**Work required**
Copy nothing but the text: reproduce each line of the listing exactly and leave the pictures out.

**Information shown**

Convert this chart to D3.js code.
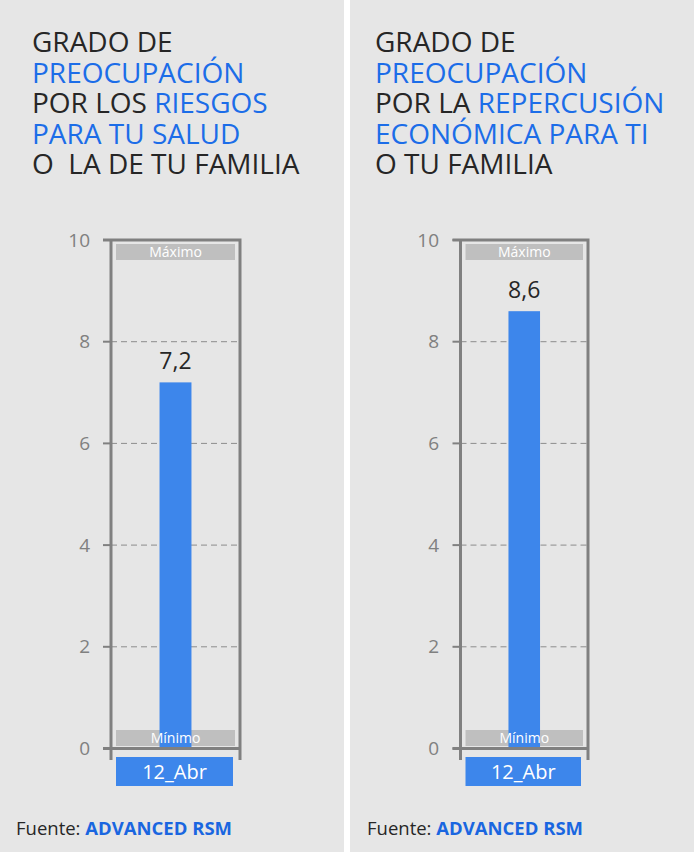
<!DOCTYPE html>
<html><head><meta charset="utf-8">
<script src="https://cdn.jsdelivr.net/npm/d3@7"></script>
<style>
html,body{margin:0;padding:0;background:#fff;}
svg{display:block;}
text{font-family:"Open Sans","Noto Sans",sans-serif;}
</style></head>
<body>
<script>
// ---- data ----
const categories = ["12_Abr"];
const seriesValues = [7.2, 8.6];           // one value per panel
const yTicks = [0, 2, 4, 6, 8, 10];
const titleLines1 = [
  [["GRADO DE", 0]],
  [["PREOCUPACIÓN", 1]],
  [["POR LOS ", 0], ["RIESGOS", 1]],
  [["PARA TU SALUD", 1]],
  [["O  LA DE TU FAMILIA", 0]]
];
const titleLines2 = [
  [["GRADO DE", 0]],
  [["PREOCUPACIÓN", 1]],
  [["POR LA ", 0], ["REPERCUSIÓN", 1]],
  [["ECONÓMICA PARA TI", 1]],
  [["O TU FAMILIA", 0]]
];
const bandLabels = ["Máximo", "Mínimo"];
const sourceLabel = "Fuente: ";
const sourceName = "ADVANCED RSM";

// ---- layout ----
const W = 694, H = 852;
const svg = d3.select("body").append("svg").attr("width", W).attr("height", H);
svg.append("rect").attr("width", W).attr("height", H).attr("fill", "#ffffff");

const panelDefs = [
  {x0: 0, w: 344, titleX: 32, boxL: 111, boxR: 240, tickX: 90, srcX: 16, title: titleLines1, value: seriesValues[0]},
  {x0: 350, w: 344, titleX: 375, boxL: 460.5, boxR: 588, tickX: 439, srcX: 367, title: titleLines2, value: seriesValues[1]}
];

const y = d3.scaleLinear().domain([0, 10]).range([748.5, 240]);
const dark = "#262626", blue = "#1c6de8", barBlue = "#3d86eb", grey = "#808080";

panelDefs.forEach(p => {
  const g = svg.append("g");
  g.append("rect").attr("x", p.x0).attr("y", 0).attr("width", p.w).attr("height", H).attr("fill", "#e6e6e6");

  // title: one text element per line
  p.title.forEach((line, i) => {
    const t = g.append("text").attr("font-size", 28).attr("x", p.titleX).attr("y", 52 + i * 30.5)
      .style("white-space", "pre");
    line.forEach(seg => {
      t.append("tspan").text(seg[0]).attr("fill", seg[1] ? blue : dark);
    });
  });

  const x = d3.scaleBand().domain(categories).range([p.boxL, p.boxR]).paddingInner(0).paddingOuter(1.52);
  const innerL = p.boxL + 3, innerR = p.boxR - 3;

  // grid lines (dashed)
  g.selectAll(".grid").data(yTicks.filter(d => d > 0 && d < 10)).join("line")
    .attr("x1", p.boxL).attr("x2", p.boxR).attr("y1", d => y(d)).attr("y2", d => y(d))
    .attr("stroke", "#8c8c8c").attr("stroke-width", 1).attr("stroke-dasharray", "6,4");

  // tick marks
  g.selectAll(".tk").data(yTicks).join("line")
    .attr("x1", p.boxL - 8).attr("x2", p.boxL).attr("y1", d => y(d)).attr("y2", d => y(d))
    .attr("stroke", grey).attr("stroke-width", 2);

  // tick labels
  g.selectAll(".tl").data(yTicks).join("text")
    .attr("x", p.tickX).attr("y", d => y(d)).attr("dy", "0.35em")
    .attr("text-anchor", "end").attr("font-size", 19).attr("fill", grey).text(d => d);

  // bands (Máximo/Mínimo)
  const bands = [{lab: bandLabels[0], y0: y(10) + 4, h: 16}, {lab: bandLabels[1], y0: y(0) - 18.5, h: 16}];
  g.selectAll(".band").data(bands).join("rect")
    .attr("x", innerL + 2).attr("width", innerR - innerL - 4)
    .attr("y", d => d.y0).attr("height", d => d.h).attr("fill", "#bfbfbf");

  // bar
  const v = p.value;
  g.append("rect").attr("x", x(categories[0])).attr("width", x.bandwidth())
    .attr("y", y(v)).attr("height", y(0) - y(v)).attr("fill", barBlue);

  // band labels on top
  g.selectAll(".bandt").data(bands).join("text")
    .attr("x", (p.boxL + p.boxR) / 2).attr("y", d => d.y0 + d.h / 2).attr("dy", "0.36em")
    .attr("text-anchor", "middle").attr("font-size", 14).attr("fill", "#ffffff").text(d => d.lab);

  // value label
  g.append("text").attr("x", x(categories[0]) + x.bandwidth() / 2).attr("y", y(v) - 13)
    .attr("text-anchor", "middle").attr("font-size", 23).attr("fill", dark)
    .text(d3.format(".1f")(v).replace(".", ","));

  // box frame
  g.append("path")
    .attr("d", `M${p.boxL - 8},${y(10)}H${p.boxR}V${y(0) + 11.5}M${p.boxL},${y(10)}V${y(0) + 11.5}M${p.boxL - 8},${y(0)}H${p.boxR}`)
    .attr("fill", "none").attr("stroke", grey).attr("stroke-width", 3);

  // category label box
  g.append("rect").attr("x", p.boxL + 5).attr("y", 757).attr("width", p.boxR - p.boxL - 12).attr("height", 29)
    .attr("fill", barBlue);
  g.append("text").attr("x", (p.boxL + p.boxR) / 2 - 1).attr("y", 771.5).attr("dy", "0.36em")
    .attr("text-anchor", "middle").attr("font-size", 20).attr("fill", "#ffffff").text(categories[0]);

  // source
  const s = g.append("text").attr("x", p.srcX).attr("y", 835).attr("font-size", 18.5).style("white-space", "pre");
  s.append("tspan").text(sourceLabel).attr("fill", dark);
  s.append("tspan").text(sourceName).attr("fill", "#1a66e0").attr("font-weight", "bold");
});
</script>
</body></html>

**Response to the exercise**
Convert this chart to D3.js code.
<!DOCTYPE html>
<html><head><meta charset="utf-8">
<script src="https://cdn.jsdelivr.net/npm/d3@7"></script>
<style>
html,body{margin:0;padding:0;background:#fff;}
svg{display:block;}
text{font-family:"Open Sans","Noto Sans",sans-serif;}
</style></head>
<body>
<script>
// ---- data ----
const categories = ["12_Abr"];
const seriesValues = [7.2, 8.6];           // one value per panel
const yTicks = [0, 2, 4, 6, 8, 10];
const titleLines1 = [
  [["GRADO DE", 0]],
  [["PREOCUPACIÓN", 1]],
  [["POR LOS ", 0], ["RIESGOS", 1]],
  [["PARA TU SALUD", 1]],
  [["O  LA DE TU FAMILIA", 0]]
];
const titleLines2 = [
  [["GRADO DE", 0]],
  [["PREOCUPACIÓN", 1]],
  [["POR LA ", 0], ["REPERCUSIÓN", 1]],
  [["ECONÓMICA PARA TI", 1]],
  [["O TU FAMILIA", 0]]
];
const bandLabels = ["Máximo", "Mínimo"];
const sourceLabel = "Fuente: ";
const sourceName = "ADVANCED RSM";

// ---- layout ----
const W = 694, H = 852;
const svg = d3.select("body").append("svg").attr("width", W).attr("height", H);
svg.append("rect").attr("width", W).attr("height", H).attr("fill", "#ffffff");

const panelDefs = [
  {x0: 0, w: 344, titleX: 32, boxL: 111, boxR: 240, tickX: 90, srcX: 16, title: titleLines1, value: seriesValues[0]},
  {x0: 350, w: 344, titleX: 375, boxL: 460.5, boxR: 588, tickX: 439, srcX: 367, title: titleLines2, value: seriesValues[1]}
];

const y = d3.scaleLinear().domain([0, 10]).range([748.5, 240]);
const dark = "#262626", blue = "#1c6de8", barBlue = "#3d86eb", grey = "#808080";

panelDefs.forEach(p => {
  const g = svg.append("g");
  g.append("rect").attr("x", p.x0).attr("y", 0).attr("width", p.w).attr("height", H).attr("fill", "#e6e6e6");

  // title: one text element per line
  p.title.forEach((line, i) => {
    const t = g.append("text").attr("font-size", 28).attr("x", p.titleX).attr("y", 52 + i * 30.5)
      .style("white-space", "pre");
    line.forEach(seg => {
      t.append("tspan").text(seg[0]).attr("fill", seg[1] ? blue : dark);
    });
  });

  const x = d3.scaleBand().domain(categories).range([p.boxL, p.boxR]).paddingInner(0).paddingOuter(1.52);
  const innerL = p.boxL + 3, innerR = p.boxR - 3;

  // grid lines (dashed)
  g.selectAll(".grid").data(yTicks.filter(d => d > 0 && d < 10)).join("line")
    .attr("x1", p.boxL).attr("x2", p.boxR).attr("y1", d => y(d)).attr("y2", d => y(d))
    .attr("stroke", "#8c8c8c").attr("stroke-width", 1).attr("stroke-dasharray", "6,4");

  // tick marks
  g.selectAll(".tk").data(yTicks).join("line")
    .attr("x1", p.boxL - 8).attr("x2", p.boxL).attr("y1", d => y(d)).attr("y2", d => y(d))
    .attr("stroke", grey).attr("stroke-width", 2);

  // tick labels
  g.selectAll(".tl").data(yTicks).join("text")
    .attr("x", p.tickX).attr("y", d => y(d)).attr("dy", "0.35em")
    .attr("text-anchor", "end").attr("font-size", 19).attr("fill", grey).text(d => d);

  // bands (Máximo/Mínimo)
  const bands = [{lab: bandLabels[0], y0: y(10) + 4, h: 16}, {lab: bandLabels[1], y0: y(0) - 18.5, h: 16}];
  g.selectAll(".band").data(bands).join("rect")
    .attr("x", innerL + 2).attr("width", innerR - innerL - 4)
    .attr("y", d => d.y0).attr("height", d => d.h).attr("fill", "#bfbfbf");

  // bar
  const v = p.value;
  g.append("rect").attr("x", x(categories[0])).attr("width", x.bandwidth())
    .attr("y", y(v)).attr("height", y(0) - y(v)).attr("fill", barBlue);

  // band labels on top
  g.selectAll(".bandt").data(bands).join("text")
    .attr("x", (p.boxL + p.boxR) / 2).attr("y", d => d.y0 + d.h / 2).attr("dy", "0.36em")
    .attr("text-anchor", "middle").attr("font-size", 14).attr("fill", "#ffffff").text(d => d.lab);

  // value label
  g.append("text").attr("x", x(categories[0]) + x.bandwidth() / 2).attr("y", y(v) - 13)
    .attr("text-anchor", "middle").attr("font-size", 23).attr("fill", dark)
    .text(d3.format(".1f")(v).replace(".", ","));

  // box frame
  g.append("path")
    .attr("d", `M${p.boxL - 8},${y(10)}H${p.boxR}V${y(0) + 11.5}M${p.boxL},${y(10)}V${y(0) + 11.5}M${p.boxL - 8},${y(0)}H${p.boxR}`)
    .attr("fill", "none").attr("stroke", grey).attr("stroke-width", 3);

  // category label box
  g.append("rect").attr("x", p.boxL + 5).attr("y", 757).attr("width", p.boxR - p.boxL - 12).attr("height", 29)
    .attr("fill", barBlue);
  g.append("text").attr("x", (p.boxL + p.boxR) / 2 - 1).attr("y", 771.5).attr("dy", "0.36em")
    .attr("text-anchor", "middle").attr("font-size", 20).attr("fill", "#ffffff").text(categories[0]);

  // source
  const s = g.append("text").attr("x", p.srcX).attr("y", 835).attr("font-size", 18.5).style("white-space", "pre");
  s.append("tspan").text(sourceLabel).attr("fill", dark);
  s.append("tspan").text(sourceName).attr("fill", "#1a66e0").attr("font-weight", "bold");
});
</script>
</body></html>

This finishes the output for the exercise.